GIVEN DATA:

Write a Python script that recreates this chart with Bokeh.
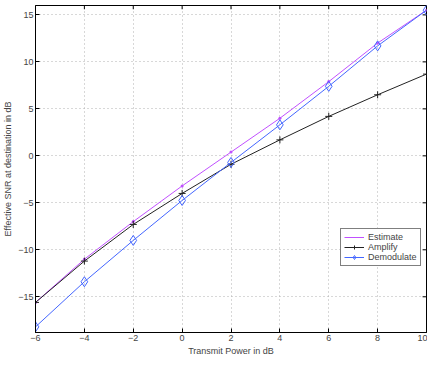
from bokeh.plotting import figure
from bokeh.models import Range1d, FixedTicker, Legend, LegendItem
from bokeh.embed import file_html
from bokeh.resources import INLINE

# Data
power_db = [-6, -4, -2, 0, 2, 4, 6, 8, 10]
estimate = [-15.6, -11.0, -7.0, -3.2, 0.4, 4.0, 7.9, 12.0, 15.5]
amplify = [-15.6, -11.2, -7.3, -4.0, -0.9, 1.7, 4.2, 6.5, 8.7]
demodulate = [-18.2, -13.4, -9.0, -4.75, -0.7, 3.3, 7.4, 11.7, 15.5]
x_ticks = [-6, -4, -2, 0, 2, 4, 6, 8, 10]
y_ticks = [-15, -10, -5, 0, 5, 10, 15]

X_MIN, X_MAX = -6, 10
Y_MIN, Y_MAX = -18.8, 16

FONT = "Liberation Sans"
FS = "9px"

p = figure(width=427, height=358, output_backend="svg", toolbar_location=None,
           x_range=Range1d(X_MIN, X_MAX), y_range=Range1d(Y_MIN, Y_MAX),
           x_axis_label="Transmit Power in dB",
           y_axis_label="Effective SNR at destination in dB",
           min_border_left=0, min_border_right=1, min_border_top=5, min_border_bottom=0)
p.background_fill_color = "white"
p.border_fill_color = "white"
p.outline_line_color = "black"
p.outline_line_width = 1

for ax in (p.xaxis[0], p.yaxis[0]):
    ax.major_tick_in = 4
    ax.major_tick_out = 0
    ax.minor_tick_in = 0
    ax.minor_tick_out = 0
    ax.major_label_text_font = FONT
    ax.major_label_text_font_size = FS
    ax.axis_label_text_font = FONT
    ax.axis_label_text_font_size = FS
    ax.axis_label_text_font_style = "normal"
    ax.axis_line_color = "black"
    ax.major_tick_line_color = "black"
    ax.major_label_standoff = 2
    ax.axis_label_standoff = 2
p.xaxis[0].ticker = FixedTicker(ticks=x_ticks)
p.yaxis[0].ticker = FixedTicker(ticks=y_ticks)

p.xgrid.ticker = FixedTicker(ticks=x_ticks)
p.ygrid.ticker = FixedTicker(ticks=y_ticks)
for g in (p.xgrid[0], p.ygrid[0]):
    g.grid_line_color = "#b0b0b0"
    g.grid_line_dash = "1 3"
    g.grid_line_width = 1

# inward tick marks on top and right edges (MATLAB box style)
tick_len_y = 0.4   # data units (~4px)
tick_len_x = 0.16  # data units (~4px)
p.segment(x0=x_ticks, y0=[Y_MAX] * len(x_ticks), x1=x_ticks,
          y1=[Y_MAX - tick_len_y] * len(x_ticks), line_color="black", line_width=1)
p.segment(x0=[X_MAX] * len(y_ticks), y0=y_ticks, x1=[X_MAX - tick_len_x] * len(y_ticks),
          y1=y_ticks, line_color="black", line_width=1)

c_est = "#c050ff"
c_amp = "#222222"
c_dem = "#4466ff"

l1 = p.line(power_db, estimate, line_color=c_est, line_width=1)
m1 = p.scatter(power_db, estimate, marker="dot", size=12, color=c_est)
l2 = p.line(power_db, amplify, line_color=c_amp, line_width=1)
m2 = p.scatter(power_db, amplify, marker="cross", size=7, line_color=c_amp, line_width=1)
l3 = p.line(power_db, demodulate, line_color=c_dem, line_width=1)
m3 = p.scatter(power_db, demodulate, marker="diamond", size=10, line_color=c_dem,
               fill_color=None, line_width=1)

legend = Legend(items=[LegendItem(label="Estimate", renderers=[l1, m1]),
                       LegendItem(label="Amplify", renderers=[l2, m2]),
                       LegendItem(label="Demodulate", renderers=[l3, m3])],
                location=(305, 66))
legend.label_text_font = FONT
legend.label_text_font_size = FS
legend.border_line_color = "black"
legend.border_line_width = 1
legend.padding = 3
legend.margin = 0
legend.spacing = 0
legend.glyph_width = 20
legend.glyph_height = 10
legend.label_height = 10
legend.label_standoff = 4
legend.background_fill_alpha = 1
p.add_layout(legend, "center")

open("out.html", "w").write(file_html(p, INLINE))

WHAT YOU SHOULD DO: Please repeat exactly the data above from its first line to the line that contains "p.outline_line_width = 1", inclusive, and leave every picture out.

SOLUTION TO THE PROBLEM:
Write a Python script that recreates this chart with Bokeh.
from bokeh.plotting import figure
from bokeh.models import Range1d, FixedTicker, Legend, LegendItem
from bokeh.embed import file_html
from bokeh.resources import INLINE

# Data
power_db = [-6, -4, -2, 0, 2, 4, 6, 8, 10]
estimate = [-15.6, -11.0, -7.0, -3.2, 0.4, 4.0, 7.9, 12.0, 15.5]
amplify = [-15.6, -11.2, -7.3, -4.0, -0.9, 1.7, 4.2, 6.5, 8.7]
demodulate = [-18.2, -13.4, -9.0, -4.75, -0.7, 3.3, 7.4, 11.7, 15.5]
x_ticks = [-6, -4, -2, 0, 2, 4, 6, 8, 10]
y_ticks = [-15, -10, -5, 0, 5, 10, 15]

X_MIN, X_MAX = -6, 10
Y_MIN, Y_MAX = -18.8, 16

FONT = "Liberation Sans"
FS = "9px"

p = figure(width=427, height=358, output_backend="svg", toolbar_location=None,
           x_range=Range1d(X_MIN, X_MAX), y_range=Range1d(Y_MIN, Y_MAX),
           x_axis_label="Transmit Power in dB",
           y_axis_label="Effective SNR at destination in dB",
           min_border_left=0, min_border_right=1, min_border_top=5, min_border_bottom=0)
p.background_fill_color = "white"
p.border_fill_color = "white"
p.outline_line_color = "black"
p.outline_line_width = 1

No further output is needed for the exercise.